**** DATASET EXTRACT ****

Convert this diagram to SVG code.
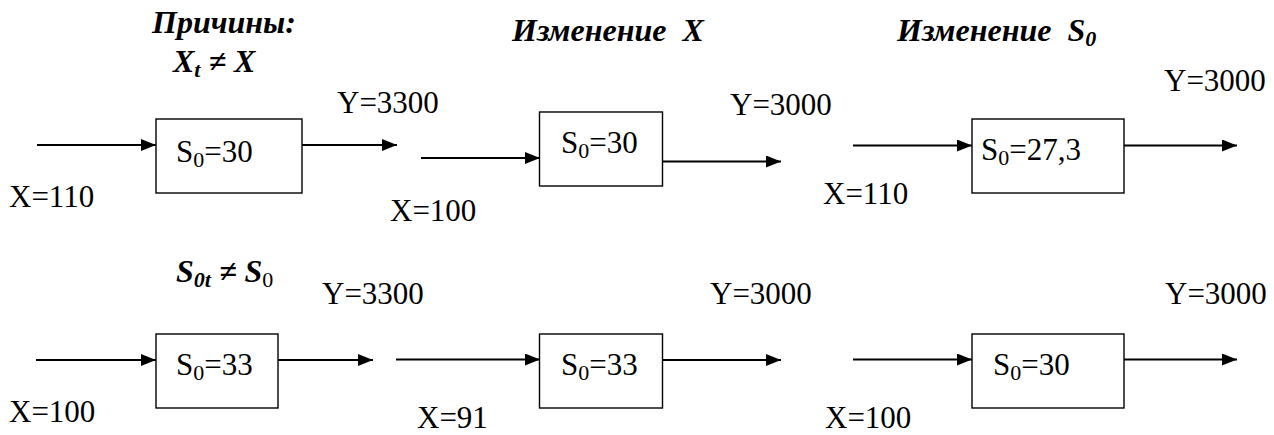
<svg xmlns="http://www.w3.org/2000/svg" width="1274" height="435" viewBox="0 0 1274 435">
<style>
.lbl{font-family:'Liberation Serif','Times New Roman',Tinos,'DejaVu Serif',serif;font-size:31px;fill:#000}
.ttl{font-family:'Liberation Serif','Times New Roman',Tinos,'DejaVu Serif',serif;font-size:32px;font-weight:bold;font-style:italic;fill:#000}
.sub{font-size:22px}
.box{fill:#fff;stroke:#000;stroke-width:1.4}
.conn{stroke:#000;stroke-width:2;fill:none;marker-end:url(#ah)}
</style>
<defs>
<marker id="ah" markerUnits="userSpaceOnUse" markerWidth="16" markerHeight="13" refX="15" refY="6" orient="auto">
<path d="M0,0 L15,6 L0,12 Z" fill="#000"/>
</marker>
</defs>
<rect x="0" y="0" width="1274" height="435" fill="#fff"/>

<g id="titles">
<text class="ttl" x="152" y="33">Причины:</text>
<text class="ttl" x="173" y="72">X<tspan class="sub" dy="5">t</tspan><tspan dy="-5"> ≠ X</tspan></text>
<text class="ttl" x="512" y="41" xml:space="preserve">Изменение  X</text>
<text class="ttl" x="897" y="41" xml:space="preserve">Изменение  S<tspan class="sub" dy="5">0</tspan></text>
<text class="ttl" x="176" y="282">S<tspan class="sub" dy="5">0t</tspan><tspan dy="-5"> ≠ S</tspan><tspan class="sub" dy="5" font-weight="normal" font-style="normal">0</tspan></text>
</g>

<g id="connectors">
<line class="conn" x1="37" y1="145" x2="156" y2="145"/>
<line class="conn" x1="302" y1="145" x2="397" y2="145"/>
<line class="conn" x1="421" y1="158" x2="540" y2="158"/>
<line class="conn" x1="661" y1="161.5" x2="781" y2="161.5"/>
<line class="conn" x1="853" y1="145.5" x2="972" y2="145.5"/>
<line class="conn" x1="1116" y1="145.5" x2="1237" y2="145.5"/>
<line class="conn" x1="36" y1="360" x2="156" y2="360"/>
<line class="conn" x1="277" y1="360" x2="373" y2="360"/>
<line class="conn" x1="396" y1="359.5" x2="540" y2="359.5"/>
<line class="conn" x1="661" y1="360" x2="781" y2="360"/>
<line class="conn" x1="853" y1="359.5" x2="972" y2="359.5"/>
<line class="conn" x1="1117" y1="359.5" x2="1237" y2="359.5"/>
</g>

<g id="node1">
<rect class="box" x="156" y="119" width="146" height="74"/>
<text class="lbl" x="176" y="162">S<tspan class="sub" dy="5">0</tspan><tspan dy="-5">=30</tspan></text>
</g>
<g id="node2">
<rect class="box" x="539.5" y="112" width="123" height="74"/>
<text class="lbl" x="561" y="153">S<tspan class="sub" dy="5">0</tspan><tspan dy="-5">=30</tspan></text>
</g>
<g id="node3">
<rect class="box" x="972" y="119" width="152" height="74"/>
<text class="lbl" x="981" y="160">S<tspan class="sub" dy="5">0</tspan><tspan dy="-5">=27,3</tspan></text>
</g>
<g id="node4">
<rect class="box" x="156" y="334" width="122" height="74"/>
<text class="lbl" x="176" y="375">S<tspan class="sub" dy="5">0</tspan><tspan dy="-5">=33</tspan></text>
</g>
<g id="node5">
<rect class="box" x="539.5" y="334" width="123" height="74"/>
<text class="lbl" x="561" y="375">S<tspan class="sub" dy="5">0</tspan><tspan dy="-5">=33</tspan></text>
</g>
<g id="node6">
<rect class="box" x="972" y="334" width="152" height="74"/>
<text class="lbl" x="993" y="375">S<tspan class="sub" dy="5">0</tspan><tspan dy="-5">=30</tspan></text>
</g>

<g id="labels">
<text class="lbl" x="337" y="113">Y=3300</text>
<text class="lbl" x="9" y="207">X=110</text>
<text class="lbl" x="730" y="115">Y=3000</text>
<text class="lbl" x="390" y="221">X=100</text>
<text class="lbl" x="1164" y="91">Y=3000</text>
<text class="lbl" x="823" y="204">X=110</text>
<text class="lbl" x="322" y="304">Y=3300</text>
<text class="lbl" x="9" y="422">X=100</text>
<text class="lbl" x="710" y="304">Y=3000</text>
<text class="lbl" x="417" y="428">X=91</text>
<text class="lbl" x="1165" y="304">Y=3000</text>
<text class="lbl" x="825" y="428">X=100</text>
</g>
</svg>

****
**** DATASET EXTRACT ****

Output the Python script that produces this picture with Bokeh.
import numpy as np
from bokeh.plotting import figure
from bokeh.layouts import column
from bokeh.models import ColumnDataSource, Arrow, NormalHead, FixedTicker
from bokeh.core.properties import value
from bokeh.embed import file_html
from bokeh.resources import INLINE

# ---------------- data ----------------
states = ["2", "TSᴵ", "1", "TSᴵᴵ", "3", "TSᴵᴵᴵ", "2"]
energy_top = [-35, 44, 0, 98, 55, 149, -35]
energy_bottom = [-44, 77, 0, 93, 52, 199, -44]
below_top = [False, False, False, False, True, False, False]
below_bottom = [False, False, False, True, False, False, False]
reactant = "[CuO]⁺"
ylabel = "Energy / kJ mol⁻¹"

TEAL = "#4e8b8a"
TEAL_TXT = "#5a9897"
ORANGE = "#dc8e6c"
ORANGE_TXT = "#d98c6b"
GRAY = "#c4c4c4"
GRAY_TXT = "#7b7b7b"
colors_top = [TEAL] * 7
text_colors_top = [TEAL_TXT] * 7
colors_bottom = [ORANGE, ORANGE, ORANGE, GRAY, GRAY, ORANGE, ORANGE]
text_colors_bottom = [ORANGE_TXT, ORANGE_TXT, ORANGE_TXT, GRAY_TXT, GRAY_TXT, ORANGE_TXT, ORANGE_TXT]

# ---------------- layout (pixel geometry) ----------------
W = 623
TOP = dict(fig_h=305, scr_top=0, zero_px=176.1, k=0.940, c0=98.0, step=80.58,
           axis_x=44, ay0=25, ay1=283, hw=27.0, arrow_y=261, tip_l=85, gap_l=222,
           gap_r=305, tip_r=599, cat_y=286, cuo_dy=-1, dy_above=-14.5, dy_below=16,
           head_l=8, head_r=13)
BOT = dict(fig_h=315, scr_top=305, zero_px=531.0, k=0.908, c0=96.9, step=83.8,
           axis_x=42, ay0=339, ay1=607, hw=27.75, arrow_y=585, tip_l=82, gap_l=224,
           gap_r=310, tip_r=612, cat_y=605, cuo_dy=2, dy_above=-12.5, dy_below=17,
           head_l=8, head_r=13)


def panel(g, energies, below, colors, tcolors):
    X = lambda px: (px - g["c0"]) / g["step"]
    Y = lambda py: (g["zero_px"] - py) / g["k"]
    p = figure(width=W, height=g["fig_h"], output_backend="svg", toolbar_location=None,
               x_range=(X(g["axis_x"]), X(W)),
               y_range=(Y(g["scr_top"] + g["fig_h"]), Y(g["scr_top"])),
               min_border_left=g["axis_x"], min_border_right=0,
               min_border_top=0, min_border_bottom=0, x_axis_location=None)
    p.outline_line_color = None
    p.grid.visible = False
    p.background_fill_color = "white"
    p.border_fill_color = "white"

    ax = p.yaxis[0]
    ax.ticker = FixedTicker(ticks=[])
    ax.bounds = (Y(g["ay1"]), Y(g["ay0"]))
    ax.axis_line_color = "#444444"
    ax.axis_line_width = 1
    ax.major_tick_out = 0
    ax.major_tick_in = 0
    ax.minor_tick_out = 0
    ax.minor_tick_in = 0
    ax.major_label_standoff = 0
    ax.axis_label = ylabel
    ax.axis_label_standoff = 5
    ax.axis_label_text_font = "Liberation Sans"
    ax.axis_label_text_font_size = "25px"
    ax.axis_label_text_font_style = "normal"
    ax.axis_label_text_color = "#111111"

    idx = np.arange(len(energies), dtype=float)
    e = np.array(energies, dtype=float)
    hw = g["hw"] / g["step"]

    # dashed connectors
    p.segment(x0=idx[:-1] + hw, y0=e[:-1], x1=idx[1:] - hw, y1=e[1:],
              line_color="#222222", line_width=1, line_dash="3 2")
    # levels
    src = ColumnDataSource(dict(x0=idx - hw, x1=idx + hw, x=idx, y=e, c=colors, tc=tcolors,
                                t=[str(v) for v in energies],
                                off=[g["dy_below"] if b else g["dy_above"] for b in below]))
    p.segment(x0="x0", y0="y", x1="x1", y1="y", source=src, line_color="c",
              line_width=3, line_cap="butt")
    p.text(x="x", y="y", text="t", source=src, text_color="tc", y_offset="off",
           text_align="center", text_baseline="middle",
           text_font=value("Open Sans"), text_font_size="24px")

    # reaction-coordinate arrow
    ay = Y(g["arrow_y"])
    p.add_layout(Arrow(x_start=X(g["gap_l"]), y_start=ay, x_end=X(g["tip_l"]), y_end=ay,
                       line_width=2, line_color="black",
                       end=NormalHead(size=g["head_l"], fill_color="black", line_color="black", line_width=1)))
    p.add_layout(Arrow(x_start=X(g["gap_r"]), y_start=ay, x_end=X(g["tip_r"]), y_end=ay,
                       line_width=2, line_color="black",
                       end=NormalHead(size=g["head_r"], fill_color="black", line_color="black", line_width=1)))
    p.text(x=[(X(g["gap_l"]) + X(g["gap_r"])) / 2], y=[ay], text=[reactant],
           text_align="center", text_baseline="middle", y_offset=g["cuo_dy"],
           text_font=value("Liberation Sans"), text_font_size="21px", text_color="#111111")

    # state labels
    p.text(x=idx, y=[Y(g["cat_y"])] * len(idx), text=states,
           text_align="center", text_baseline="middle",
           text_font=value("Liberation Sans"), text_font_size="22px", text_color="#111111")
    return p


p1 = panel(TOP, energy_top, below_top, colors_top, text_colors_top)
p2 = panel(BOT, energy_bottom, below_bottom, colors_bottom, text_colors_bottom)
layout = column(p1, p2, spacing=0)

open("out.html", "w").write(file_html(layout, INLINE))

****

WORK TO BE COMPLETED: What do the lines above say from the one containing "Output the Python" down to the one containing "from bokeh.resources import INLINE"? Return them exactly, both end lines included, and only them.

RESPONSE TO THE TASK:
Output the Python script that produces this picture with Bokeh.
import numpy as np
from bokeh.plotting import figure
from bokeh.layouts import column
from bokeh.models import ColumnDataSource, Arrow, NormalHead, FixedTicker
from bokeh.core.properties import value
from bokeh.embed import file_html
from bokeh.resources import INLINE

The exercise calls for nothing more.